Respectfully Quoted: A Dictionary of Quotations. 1989.

 
NUMBER: 1061
AUTHOR: Patrick Henry (1736–99)
QUOTATION: There is a just God who presides over the destinies of nations, and who will raise up friends to fight our battles for us. The battle, sir, is not to the strong alone; it is to the vigilant, the active, the brave…. It is vain, sir, to extenuate the matter. Gentlemen may cry, peace, peace—but there is no peace. The war is actually begun! The next gale that sweeps from the north will bring to our ears the clash of resounding arms! Our brethren are already in the field! Why stand we here idle? What is it that gentlemen wish? What would they have? Is life so dear, or peace so sweet, as to be purchased at the price of chains and slavery? Forbid it, Almighty God!—I know not what course others may take; but as for me, give me liberty, or give me death!
ATTRIBUTION: PATRICK HENRY, speech to the Virginia Convention, Richmond, Virginia, March 23, 1775.—William Wirt, Sketches of the Life and Character of Patrick Henry, 9th ed., pp. 141–42 (1836, reprinted 1970). The Biblical allusion is from Jeremiah 6:14.

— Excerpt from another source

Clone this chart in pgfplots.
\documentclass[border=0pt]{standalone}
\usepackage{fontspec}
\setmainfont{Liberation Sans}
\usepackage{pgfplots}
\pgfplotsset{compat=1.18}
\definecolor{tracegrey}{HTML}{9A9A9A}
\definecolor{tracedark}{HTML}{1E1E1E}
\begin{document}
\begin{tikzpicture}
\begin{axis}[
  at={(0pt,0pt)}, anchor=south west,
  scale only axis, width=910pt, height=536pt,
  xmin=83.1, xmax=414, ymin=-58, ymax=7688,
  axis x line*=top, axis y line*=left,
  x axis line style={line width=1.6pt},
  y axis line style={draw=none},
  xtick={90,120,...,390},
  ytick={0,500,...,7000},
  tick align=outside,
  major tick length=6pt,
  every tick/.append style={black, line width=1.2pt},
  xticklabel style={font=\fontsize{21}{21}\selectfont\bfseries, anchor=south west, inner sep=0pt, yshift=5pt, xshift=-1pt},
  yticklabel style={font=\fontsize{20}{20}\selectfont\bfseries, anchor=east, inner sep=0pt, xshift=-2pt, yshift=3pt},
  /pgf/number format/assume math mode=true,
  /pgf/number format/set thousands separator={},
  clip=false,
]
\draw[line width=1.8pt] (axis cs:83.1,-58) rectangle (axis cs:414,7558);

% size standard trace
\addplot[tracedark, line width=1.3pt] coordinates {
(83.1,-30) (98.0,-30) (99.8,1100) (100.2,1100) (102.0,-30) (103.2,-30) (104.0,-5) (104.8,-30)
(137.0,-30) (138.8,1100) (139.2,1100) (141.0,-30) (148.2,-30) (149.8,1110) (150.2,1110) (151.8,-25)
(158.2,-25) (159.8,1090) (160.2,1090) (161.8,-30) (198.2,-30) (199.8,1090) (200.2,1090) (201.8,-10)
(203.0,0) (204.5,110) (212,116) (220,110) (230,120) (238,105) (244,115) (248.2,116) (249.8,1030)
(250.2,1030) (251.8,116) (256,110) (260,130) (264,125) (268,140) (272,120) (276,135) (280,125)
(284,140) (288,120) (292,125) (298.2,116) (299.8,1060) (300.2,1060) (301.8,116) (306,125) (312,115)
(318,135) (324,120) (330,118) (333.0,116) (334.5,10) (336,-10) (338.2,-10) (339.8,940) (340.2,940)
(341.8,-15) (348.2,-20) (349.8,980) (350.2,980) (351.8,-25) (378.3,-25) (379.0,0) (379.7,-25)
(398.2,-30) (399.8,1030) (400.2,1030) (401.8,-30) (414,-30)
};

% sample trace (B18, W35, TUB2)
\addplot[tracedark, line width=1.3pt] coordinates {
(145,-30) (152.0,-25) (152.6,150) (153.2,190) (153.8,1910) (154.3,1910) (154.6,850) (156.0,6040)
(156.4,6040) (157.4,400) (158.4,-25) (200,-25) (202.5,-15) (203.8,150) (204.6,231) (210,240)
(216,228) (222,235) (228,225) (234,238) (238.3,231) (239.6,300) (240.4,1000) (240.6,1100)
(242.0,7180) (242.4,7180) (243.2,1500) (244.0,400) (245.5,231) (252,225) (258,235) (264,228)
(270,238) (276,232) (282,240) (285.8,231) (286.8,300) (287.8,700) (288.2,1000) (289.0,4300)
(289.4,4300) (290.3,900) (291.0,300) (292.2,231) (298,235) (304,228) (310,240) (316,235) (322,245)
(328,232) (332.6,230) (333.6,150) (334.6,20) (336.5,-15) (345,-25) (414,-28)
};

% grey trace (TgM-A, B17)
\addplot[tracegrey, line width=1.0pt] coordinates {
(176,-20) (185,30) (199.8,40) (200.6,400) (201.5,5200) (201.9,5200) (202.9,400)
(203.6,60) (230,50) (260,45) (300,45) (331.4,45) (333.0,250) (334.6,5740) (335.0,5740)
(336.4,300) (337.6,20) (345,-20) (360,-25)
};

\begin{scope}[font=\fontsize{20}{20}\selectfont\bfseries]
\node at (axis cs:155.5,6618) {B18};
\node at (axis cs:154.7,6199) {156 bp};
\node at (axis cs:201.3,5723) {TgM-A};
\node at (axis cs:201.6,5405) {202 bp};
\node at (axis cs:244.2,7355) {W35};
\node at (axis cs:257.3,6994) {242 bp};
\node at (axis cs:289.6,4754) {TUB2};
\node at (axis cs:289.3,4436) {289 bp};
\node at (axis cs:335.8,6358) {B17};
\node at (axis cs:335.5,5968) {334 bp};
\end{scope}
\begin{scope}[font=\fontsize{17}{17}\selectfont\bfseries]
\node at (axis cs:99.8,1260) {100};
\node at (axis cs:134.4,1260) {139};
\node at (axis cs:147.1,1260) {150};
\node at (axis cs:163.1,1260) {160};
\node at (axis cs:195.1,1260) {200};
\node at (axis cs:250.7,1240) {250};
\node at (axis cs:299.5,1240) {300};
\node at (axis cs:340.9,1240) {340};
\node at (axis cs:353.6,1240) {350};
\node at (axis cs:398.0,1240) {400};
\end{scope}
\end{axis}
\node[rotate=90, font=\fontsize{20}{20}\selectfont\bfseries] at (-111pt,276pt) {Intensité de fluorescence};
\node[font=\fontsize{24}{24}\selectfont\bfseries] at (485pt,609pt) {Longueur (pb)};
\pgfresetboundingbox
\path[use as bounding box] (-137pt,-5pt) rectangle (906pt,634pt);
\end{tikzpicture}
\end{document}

“While there is no doubt as to the general effect of Henry’s speech, questions as to its actual wording are not so easily disposed of. Not only is there no manuscript copy of the oration, there is no stenographic report…. It was not until some forty years later that William Wirt first reprinted a reconstruction of Henry’s oration. In the absence of contemporary written information” there was much criticism of Wirt’s text. Wirt collected much of the information for his biography of Patrick Henry “when many of Henry’s auditors at St. John’s [church] were still in their clear-minded fifties or sixties.” Wirt collected information from “intelligent and reliable” auditors, including John Tyler, Judge St. George Tucker, and Edmund Randolph. “Wirt’s text was based on a few very helpful sources plus many bits of information. He had ample proof for certain burning phrases … a remarkable resemblance to Henry’s other speeches during that period,” the fact that the speech conforms to others in “oratorical style and technique, even in the use of Biblical quotations or analogies. Of course, Wirt may have used fragments” from earlier speeches for the reconstruction. “Yet the information on the text as a whole is more precise than for many other great speeches in history.”—Robert Douthat Meade, Patrick Henry, Practical Revolutionary, vol. 2, pp. 38–40 (1969).

“I can find no evidence that Patrick Henry’s ‘Give me liberty, or give me death’ went ringing round the country in 1775, when he thus burst forth to the Virginia delegates, or in fact that it was quoted at all until after William Wirt’s official life in 1817.”—Carroll A. Wilson, “Familiar ‘Small College’ Quotations, II: Mark Hopkins and the Log,” The Colophon, spring 1938, p. 204.